Features of HTML5 at a Glance

Extension of layout-related elements
  • Stronger separation of semantics and layout (CSS)
  • Stringent markup of selected sections of a web site
  • Additional elements for frequently used page areas such as <footer> and <section>
SVG

Scalable Vector Graphics (SVG) is a specification recommended by W3C for creating complex two-dimensional vector graphics in documents. Because SVG is an XML-based format, the content of SVG files is easily accessible for computer-assisted translation and other downstream processes. They can also be edited directly in a text editor.

MathML

Mathematical Markup Language (MathML) is a format for depicting mathematical formulas on the Internet.

Canvas

Programmers use it to generate precise pixel-based graphics in the browser window.
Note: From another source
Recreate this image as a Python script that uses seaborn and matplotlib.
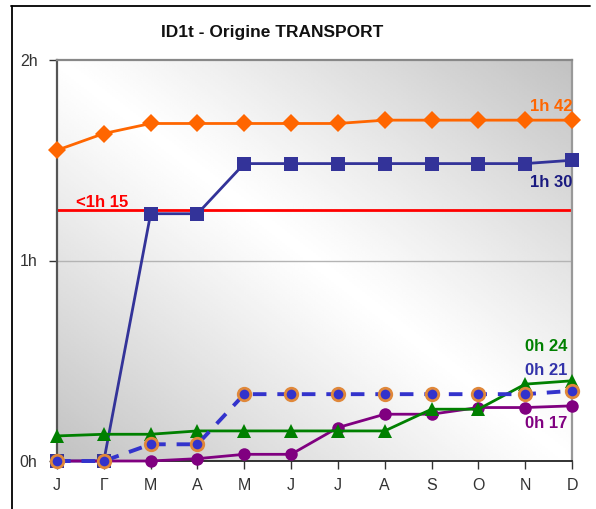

Extended with JavaScript, Canvas can generate complex animations, games, and dynamic business graphics that previously required the Adobe Flash plug-in.

Video

With the new <video> element, videos can be embedded in web sites without having to use external plug-ins such as Apple QuickTime or Adobe Flash Player.

Geolocation

The new "Geolocation" JavaScript function enables a web site to specify the location of the user accessing it from a mobile device. This allows location-based services to be offered and shows the user of the Web site nearby businesses or his or her location on a map.

Offline Web applications

Web sites that are also usable offline can be developed using HTML5. The web server just has to let the user’s browser know what data needs to be downloaded. The data is synchronized automatically as soon as the user is back online.

Microdata

This feature gives web sites additional semantic information and converts contact information into a vCard.